Vulgus per Dei potentiam intelligit Dei liberam voluntatem et jus in omnia quæ sunt quæque propterea communiter ut contingentia considerantur. Deum enim potestatem omnia destruendi habere dicunt et in nihilum redigendi. Dei porro potentiam cum potentia regum sæpissime comparant. Sed hoc in corollario I et II propositionis 32 partis I refutavimus et propositione 16 partis I ostendimus Deum eadem necessitate agere qua seipsum intelligit hoc est sicuti ex necessitate divinæ naturæ sequitur (sicut omnes uno ore statuunt) ut Deus seipsum intelligat, eadem etiam necessitate sequitur ut Deus infinita infinitis modis agat. Deinde propositione 34 partis I ostendimus Dei potentiam nihil esse præterquam Dei actuosam essentiam adeoque tam nobis impossibile est concipere Deum non agere quam Deum non esse. Porro si hæc ulterius persequi liberet, possem hic etiam ostendere potentiam illam quam vulgus Deo affingit, non tantum humanam esse (quod ostendit Deum hominem vel instar hominis a vulgo concipi) sed etiam impotentiam involvere. Sed nolo de eadem re toties sermonem instituere. Lectorem solummodo iterum atque iterum rogo ut quæ in prima parte ex propositione 16 usque ad finem de hac re dicta sunt, semel atque iterum perpendat. Nam nemo ea quæ volo percipere recte poterit nisi magnopere caveat ne Dei potentiam cum humana regum potentia vel jure confundat.

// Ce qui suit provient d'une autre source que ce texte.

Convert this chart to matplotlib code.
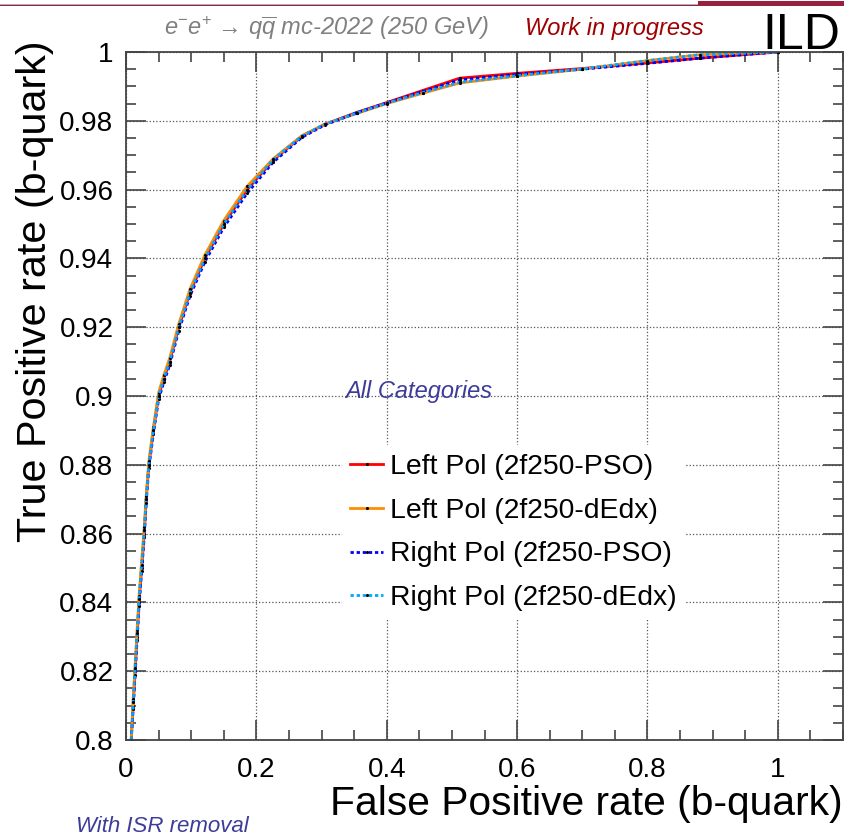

[*(Saisset) : Par la puissance de Dieu, le vulgaire entend sa libre volonté et le droit qu’il possède sur toutes choses, lesquelles sont considérées communément à cause de cela comme contingentes. On dit, en effet, que Dieu a le pouvoir de tout détruire, de tout anéantir ; et l’on compare aussi très-souvent la puissance de Dieu avec celle des rois. Mais nous avons réfuté tout cela dans les Coroll. 1 et 2 de la proposition 32, partie 1, et nous avons montré dans la proposition 16, partie 1, que Dieu agit tout aussi nécessairement qu’il se comprend lui-même ; en d’autres termes, de même qu’il résulte de la nécessité de la nature divine (comme on le reconnaît unanimement) que Dieu se comprend lui-même, il résulte de cette même nécessité que Dieu doit faire une infinité de choses infiniment modifiées. De plus, nous avons montré, dans la proposition 34, partie 1, que la puissance de Dieu n’est autre chose que son essence prise comme active, et partant, qu’il nous est tout aussi impossible de concevoir Dieu n’agissant pas, que Dieu n’existant pas. Si même je voulais pousser plus loin ces pensées, je montrerais que cette puissance que le vulgaire imagine en Dieu, non-seulement est une puissance tout humaine (ce qui fait voir que le vulgaire conçoit Dieu comme un homme ou à l’image d’un homme), mais même enveloppe une réelle impuissance. Mais je ne veux point revenir si souvent sur la même chose. Je me borne à prier instamment le lecteur de peser, avec un redoublement d’attention, ce qui a été dit sur cette matière dans la première partie, depuis la proposition 16 jusqu’à la fin. Car personne ne pourra bien comprendre ce que je veux établir, s’il ne prend le plus grand soin de ne pas confondre la puissance de Dieu avec la puissance et le droit des rois.